First published on 10 March 2010

(Johor Bahru High Court Suit No. MT4-22-510-2007)

In this case, the Plaintiffs and the Defendants were neighbours. The High Court had dismissed an application by the Plaintiffs who applied for an order for interlocutory injunction to restrain the Defendants from installing any CCTV cameras at the Defendants’ house which faced the Plaintiffs’ house as well as also for an order to compel the Defendants to remove their CCTV cameras that were installed facing the Plaintiffs’ house.

The Plaintiffs alleged that the act of the Defendants installing the CCTV cameras had intruded their livelihood and daily activities. The Defendants on the other hand alleged that the CCTV cameras were for security reasons as their house had been intruded before and also that the CCTV cameras only showed the Plaintiffs’ house as background.

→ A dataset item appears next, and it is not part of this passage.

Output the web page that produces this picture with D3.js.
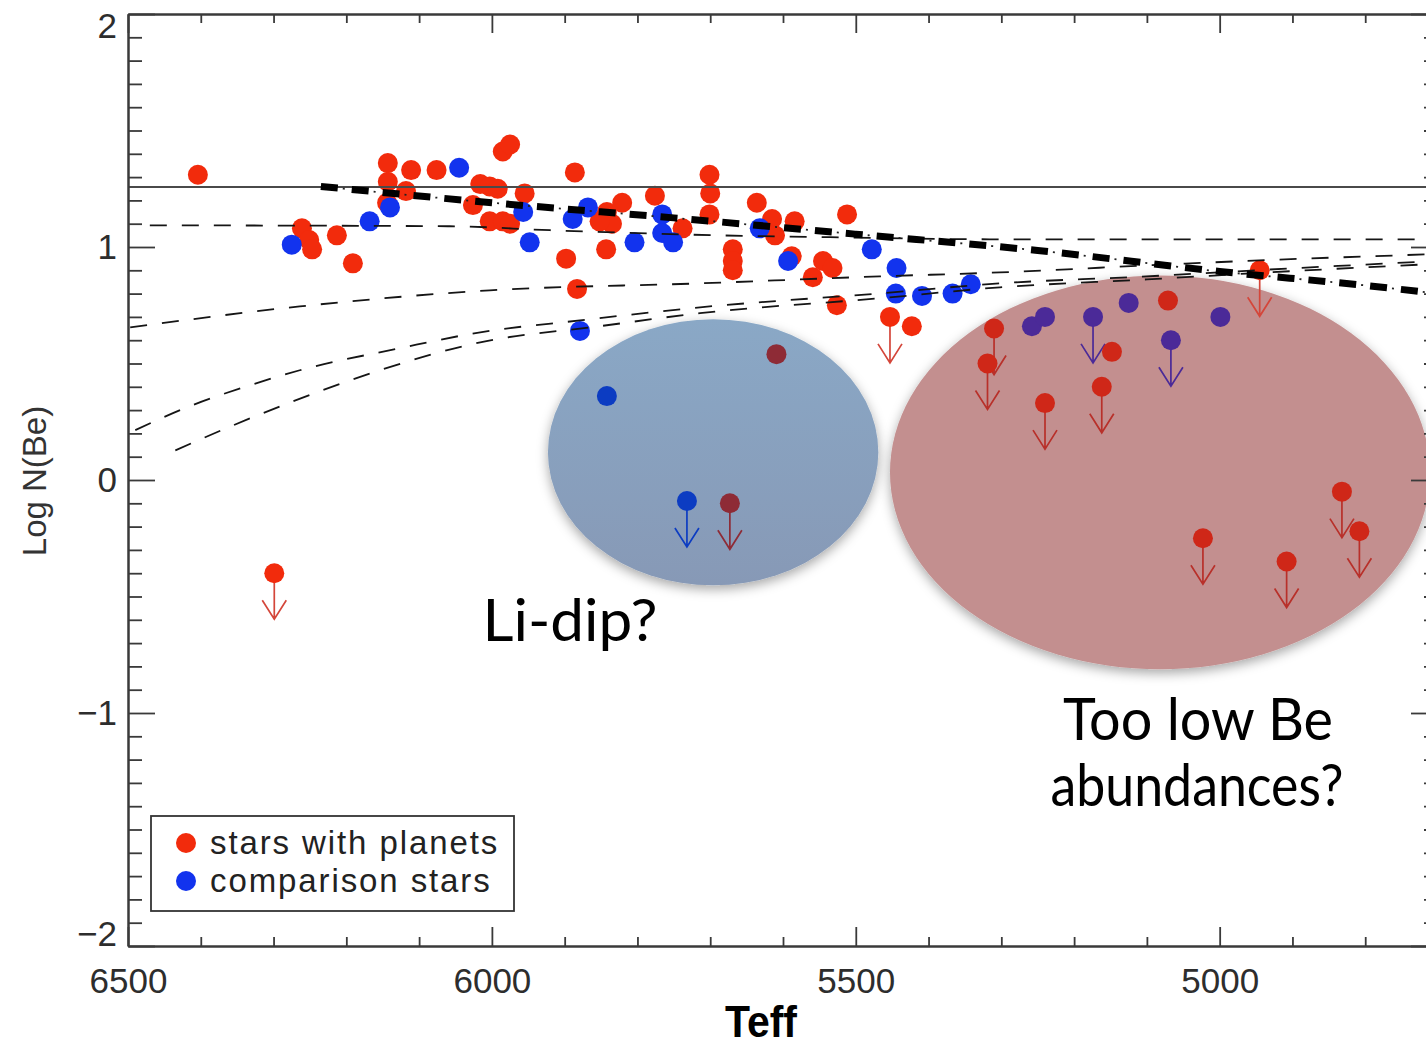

The grounds given by the High Court in dismissing the Plaintiffs’ application are, among others, as follows:

(a) there is no evidence to show that the CCTV cameras intruded the livelihood and daily activities of the Plaintiffs. Further, there is no evidence in the Plaintiffs’ affidavit to show that the CCTV cameras recorded the Plaintiffs’ activities.

(b) the Defendants are entitled to install CCTV cameras for security and safety purposes.

(c) if the interlocutory injunction is granted this will bring a legal implication to the general public especially when CCTV cameras are installed at residential and commercial premises to protect the safety of the general public.

(d) there is no right of privacy in Malaysia thus the Plaintiffs do not have the right to institute an action against invasion of privacy rights.